Le sort réservé au cadavre de l’ennemi est également lié à la férocité des combats et au sentiment de haine qu’ils génèrent. Il est ainsi arrivé que des soldats américains prennent comme trophée des crânes de soldats japonais morts au combat.
Le cadavre de l’ennemi peut parfois faire l’objet d’un traitement humiliant lorsque le conflit revêt le caractère d’un affrontement personnel. On peut ainsi se référer à l’Iliade. Voulant venger Patrocle, Achille tue Hector et traîne son cadavre derrière son char. Priam, le père d’Hector, supplie Achille de lui rendre la dépouille de son fils pour éviter qu’il ne soit dévoré par les chiens. Achille y consent suivant en cela les ordres de Zeus.

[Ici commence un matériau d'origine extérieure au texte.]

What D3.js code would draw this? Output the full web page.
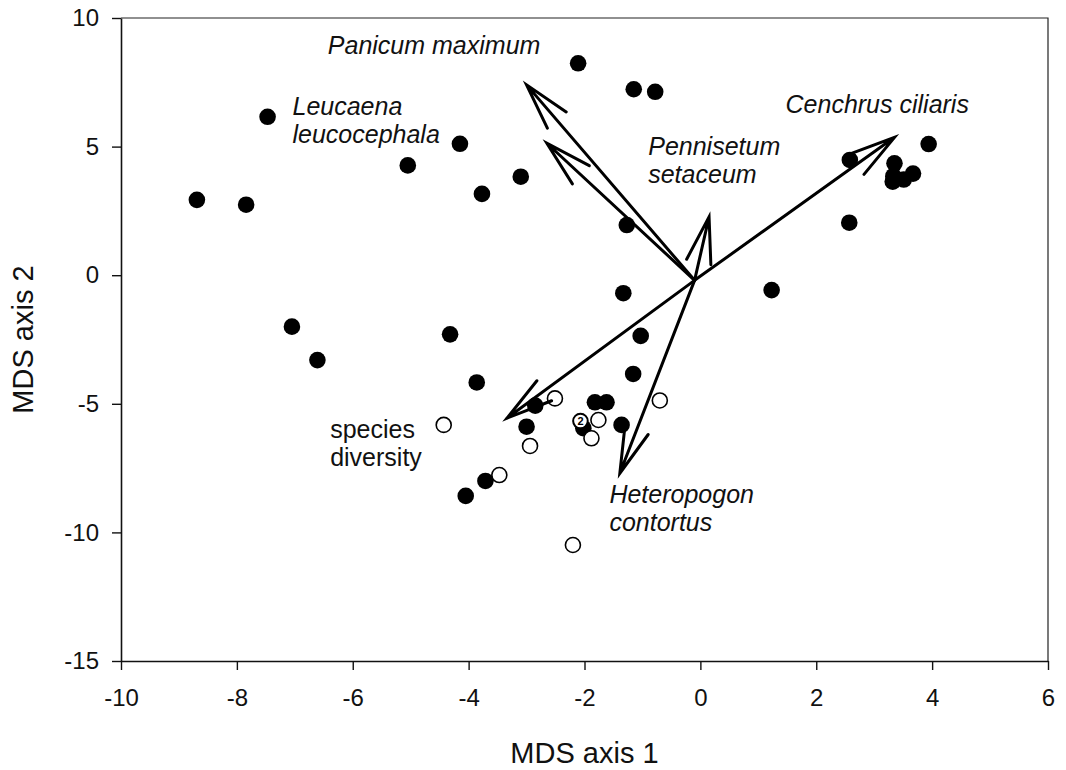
<!DOCTYPE html>
<html>
<head>
<meta charset="utf-8">
<script src="https://cdn.jsdelivr.net/npm/d3@7"></script>
<style>
  body { margin: 0; background: #fff; }
  svg { font-family: "Liberation Sans", Arial, sans-serif; }
</style>
</head>
<body>
<svg id="chart" width="1066" height="770"></svg>
<script>
// MDS site scores, filled = one group, open = the other
const filledX = [-8.69, -7.84, -7.47, -5.05, -4.15, -3.77, -3.10, -2.11, -1.15, -0.78,
  3.94, 2.58, 3.35, 3.33, 3.32, 3.51, 3.67, 2.57, -1.27, -1.33, 1.23,
  -7.05, -6.61, -4.32, -3.86, -1.03, -1.16, -2.85, -3.00, -1.82, -1.62, -2.02, -1.36,
  -3.71, -4.05];
const filledY = [2.93, 2.74, 6.16, 4.27, 5.11, 3.16, 3.83, 8.24, 7.23, 7.13,
  5.10, 4.48, 4.35, 3.85, 3.64, 3.72, 3.95, 2.04, 1.95, -0.70, -0.58,
  -2.00, -3.30, -2.30, -4.17, -2.36, -3.84, -5.07, -5.89, -4.94, -4.94, -5.95, -5.82,
  -8.00, -8.58];

const openX = [-4.43, -2.51, -2.94, -3.47, -2.20, -1.76, -1.88, -0.70];
const openY = [-5.82, -4.79, -6.64, -7.77, -10.49, -5.63, -6.34, -4.87];

// overlapping sites shown with a count
const countX = [-2.07];
const countY = [-5.67];
const countN = ["2"];

// species / diversity vectors (common origin)
const vecOrigin = [-0.1, -0.2];
const vecNames = ["Panicum maximum", "Leucaena leucocephala", "Pennisetum setaceum",
  "Cenchrus ciliaris", "species diversity", "Heteropogon contortus"];
const vecX = [-3.00, -2.65, 0.15, 3.35, -3.34, -1.39];
const vecY = [7.40, 5.13, 2.27, 5.36, -5.56, -7.70];

// label text lines and where they sit (data units, first baseline)
const labelLines = [["Panicum maximum"], ["Leucaena", "leucocephala"], ["Pennisetum", "setaceum"],
  ["Cenchrus ciliaris"], ["species", "diversity"], ["Heteropogon", "contortus"]];
const labelX = [-6.43, -7.04, -0.90, 1.47, -6.39, -1.57];
const labelY = [8.60, 6.23, 4.67, 6.32, -6.34, -8.85];
const labelItalic = [true, true, true, true, false, true];

const xTicks = [-10, -8, -6, -4, -2, 0, 2, 4, 6];
const yTicks = [10, 5, 0, -5, -10, -15];

const svg = d3.select("#chart");
const plotL = 121, plotR = 1048, plotT = 18, plotB = 661;

const x = d3.scaleLinear().domain([-10, 6]).range([plotL, plotR]);
const y = d3.scaleLinear().domain([-15, 10]).range([plotB, plotT]);

// frame top / right
svg.append("path")
  .attr("d", `M${plotL},${plotT}H${plotR}V${plotB}`)
  .attr("fill", "none")
  .attr("stroke", "#222")
  .attr("stroke-width", 1.2);

// plain hyphen for negatives, like the original
const fmt = d => String(d);
const xAxis = d3.axisBottom(x).tickValues(xTicks).tickFormat(fmt).tickSize(9).tickPadding(19).tickSizeOuter(0);
const gx = svg.append("g").attr("transform", `translate(0,${plotB})`).call(xAxis);
const yAxis = d3.axisLeft(y).tickValues(yTicks).tickFormat(fmt).tickSize(9).tickPadding(13).tickSizeOuter(0);
const gy = svg.append("g").attr("transform", `translate(${plotL},0)`).call(yAxis);

[gx, gy].forEach(g => {
  g.select(".domain").attr("stroke", "#111").attr("stroke-width", 1.6);
  g.selectAll(".tick line").attr("stroke", "#111").attr("stroke-width", 1.4);
  g.selectAll(".tick text")
    .attr("fill", "#111")
    .style("font-size", "24px")
    .style("font-family", "'Liberation Sans', Arial, sans-serif");
});

svg.append("text")
  .attr("x", (plotL + plotR) / 2)
  .attr("y", 763)
  .attr("text-anchor", "middle")
  .style("font-size", "29px")
  .attr("fill", "#111")
  .text("MDS axis 1");

svg.append("text")
  .attr("transform", `translate(33,${(plotT + plotB) / 2}) rotate(-90)`)
  .attr("text-anchor", "middle")
  .style("font-size", "29px")
  .attr("fill", "#111")
  .text("MDS axis 2");

// filled points
svg.append("g").selectAll("circle")
  .data(filledX.map((d, i) => [d, filledY[i]]))
  .join("circle")
  .attr("cx", d => x(d[0]))
  .attr("cy", d => y(d[1]))
  .attr("r", 8.3)
  .attr("fill", "#000");

// open points
svg.append("g").selectAll("circle")
  .data(openX.map((d, i) => [d, openY[i]]))
  .join("circle")
  .attr("cx", d => x(d[0]))
  .attr("cy", d => y(d[1]))
  .attr("r", 7.5)
  .attr("fill", "#fff")
  .attr("stroke", "#000")
  .attr("stroke-width", 1.6);

const cnt = svg.append("g").selectAll("g")
  .data(countX.map((d, i) => [d, countY[i], countN[i]]))
  .join("g")
  .attr("transform", d => `translate(${x(d[0])},${y(d[1])})`);
cnt.append("circle").attr("r", 7.3).attr("fill", "#fff").attr("stroke", "#000").attr("stroke-width", 2);
cnt.append("text")
  .attr("text-anchor", "middle")
  .attr("dy", "0.36em")
  .style("font-size", "11px")
  .style("font-weight", "bold")
  .text(d => d[2]);

// vectors with open arrowheads
const headLen = 48, headAng = 15 * Math.PI / 180;
const ox = x(vecOrigin[0]), oy = y(vecOrigin[1]);
svg.append("g").selectAll("path")
  .data(vecX.map((d, i) => [d, vecY[i]]))
  .join("path")
  .attr("d", d => {
    const tx = x(d[0]), ty = y(d[1]);
    const a = Math.atan2(oy - ty, ox - tx);
    const b1x = tx + headLen * Math.cos(a + headAng), b1y = ty + headLen * Math.sin(a + headAng);
    const b2x = tx + headLen * Math.cos(a - headAng), b2y = ty + headLen * Math.sin(a - headAng);
    return `M${ox},${oy}L${tx},${ty}M${b1x},${b1y}L${tx},${ty}L${b2x},${b2y}`;
  })
  .attr("fill", "none")
  .attr("stroke", "#000")
  .attr("stroke-width", 3)
  .attr("stroke-linecap", "round")
  .attr("stroke-linejoin", "miter");

// vector labels
const lab = svg.append("g").selectAll("text")
  .data(labelLines.map((d, i) => ({ lines: d, x: labelX[i], y: labelY[i], it: labelItalic[i] })))
  .join("text")
  .attr("x", d => x(d.x))
  .attr("y", d => y(d.y))
  .style("font-size", "25px")
  .style("font-style", d => d.it ? "italic" : "normal")
  .attr("fill", "#111");
lab.selectAll("tspan")
  .data(d => d.lines.map(l => ({ l, x: d.x })))
  .join("tspan")
  .attr("x", d => x(d.x))
  .attr("dy", (d, i) => i === 0 ? 0 : 28)
  .text(d => d.l);
</script>
</body>
</html>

La mission de Takeyama dans La Harpe de Birmanie
Ce qui ouvre les yeux de Takeyama, c’est précisément le sort réservé par l’armée anglaise aux corps des soldats japonais. « J’attendis qu’ils [les Anglais] aient disparu et m’approchai de la pierre tombale nouvellement installée, sur laquelle était posée une couronne de fleurs, petite mais jolie. Sur la pierre étaient gravés les mots : « Ici reposent des soldats japonais inconnus. » Je restai un moment pétrifié face à cette tombe, complètement hébété. […] Mon corps tout entier brûlait de honte au-delà de toute expression. Combien je me sentais méprisable d’avoir laissés tels quels tous ces corps entassés près du fleuve boueux et de m’être éloigné !…Les étrangers eux l’avaient fait : ils nous ont soigné, ils ont enterré nos morts, ils ont prié pour le repos de leurs âmes ». (p. 191).
La voie de Takeyama est désormais tracée. « J’entendais véritablement les voix gémissantes de ces âmes en peine. Je devais faire quelque chose ». (p. 186). Comment ne pas y voir un écho de certaines pièces de Nô ? Takeyama, sorte de shite moderne, se donne pour mission de soulager l’âme errante des guerriers morts au combat, et pour cela, il devient moine.
Ainsi, le comportement admirable des autorités anglaises donne toute sa profondeur au mot d’« humanité » qui marque notre différence avec les autres animaux et, parfois aussi, désigne nos actions les plus nobles.